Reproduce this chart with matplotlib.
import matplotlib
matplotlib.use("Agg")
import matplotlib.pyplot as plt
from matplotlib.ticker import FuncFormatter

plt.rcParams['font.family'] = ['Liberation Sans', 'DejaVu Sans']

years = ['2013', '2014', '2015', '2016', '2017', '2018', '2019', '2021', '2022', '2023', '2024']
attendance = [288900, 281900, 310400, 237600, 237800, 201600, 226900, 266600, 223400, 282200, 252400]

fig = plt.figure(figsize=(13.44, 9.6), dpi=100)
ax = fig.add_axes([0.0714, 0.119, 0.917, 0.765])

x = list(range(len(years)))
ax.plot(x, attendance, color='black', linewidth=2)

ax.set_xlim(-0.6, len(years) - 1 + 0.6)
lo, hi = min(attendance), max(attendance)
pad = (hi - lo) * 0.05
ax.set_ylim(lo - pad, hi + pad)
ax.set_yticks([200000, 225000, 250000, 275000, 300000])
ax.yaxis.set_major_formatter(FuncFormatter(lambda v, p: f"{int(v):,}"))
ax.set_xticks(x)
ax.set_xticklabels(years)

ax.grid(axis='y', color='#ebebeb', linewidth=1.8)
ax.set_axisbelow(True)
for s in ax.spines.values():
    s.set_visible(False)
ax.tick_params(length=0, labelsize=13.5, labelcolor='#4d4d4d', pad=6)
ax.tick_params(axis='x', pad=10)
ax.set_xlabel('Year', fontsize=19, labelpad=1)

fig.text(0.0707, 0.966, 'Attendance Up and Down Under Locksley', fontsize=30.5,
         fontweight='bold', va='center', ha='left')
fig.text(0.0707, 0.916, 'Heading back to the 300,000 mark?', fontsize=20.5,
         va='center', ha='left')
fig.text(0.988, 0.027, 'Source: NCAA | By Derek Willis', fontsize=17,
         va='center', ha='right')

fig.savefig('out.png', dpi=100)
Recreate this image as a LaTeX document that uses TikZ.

The request >> Up to and including the line with "ax.plot(x, attendance, color='black', linewidth=2)", repeat the data exactly, starting from its first line; nothing else belongs in the response.

The solution >>
Reproduce this chart with matplotlib.
import matplotlib
matplotlib.use("Agg")
import matplotlib.pyplot as plt
from matplotlib.ticker import FuncFormatter

plt.rcParams['font.family'] = ['Liberation Sans', 'DejaVu Sans']

years = ['2013', '2014', '2015', '2016', '2017', '2018', '2019', '2021', '2022', '2023', '2024']
attendance = [288900, 281900, 310400, 237600, 237800, 201600, 226900, 266600, 223400, 282200, 252400]

fig = plt.figure(figsize=(13.44, 9.6), dpi=100)
ax = fig.add_axes([0.0714, 0.119, 0.917, 0.765])

x = list(range(len(years)))
ax.plot(x, attendance, color='black', linewidth=2)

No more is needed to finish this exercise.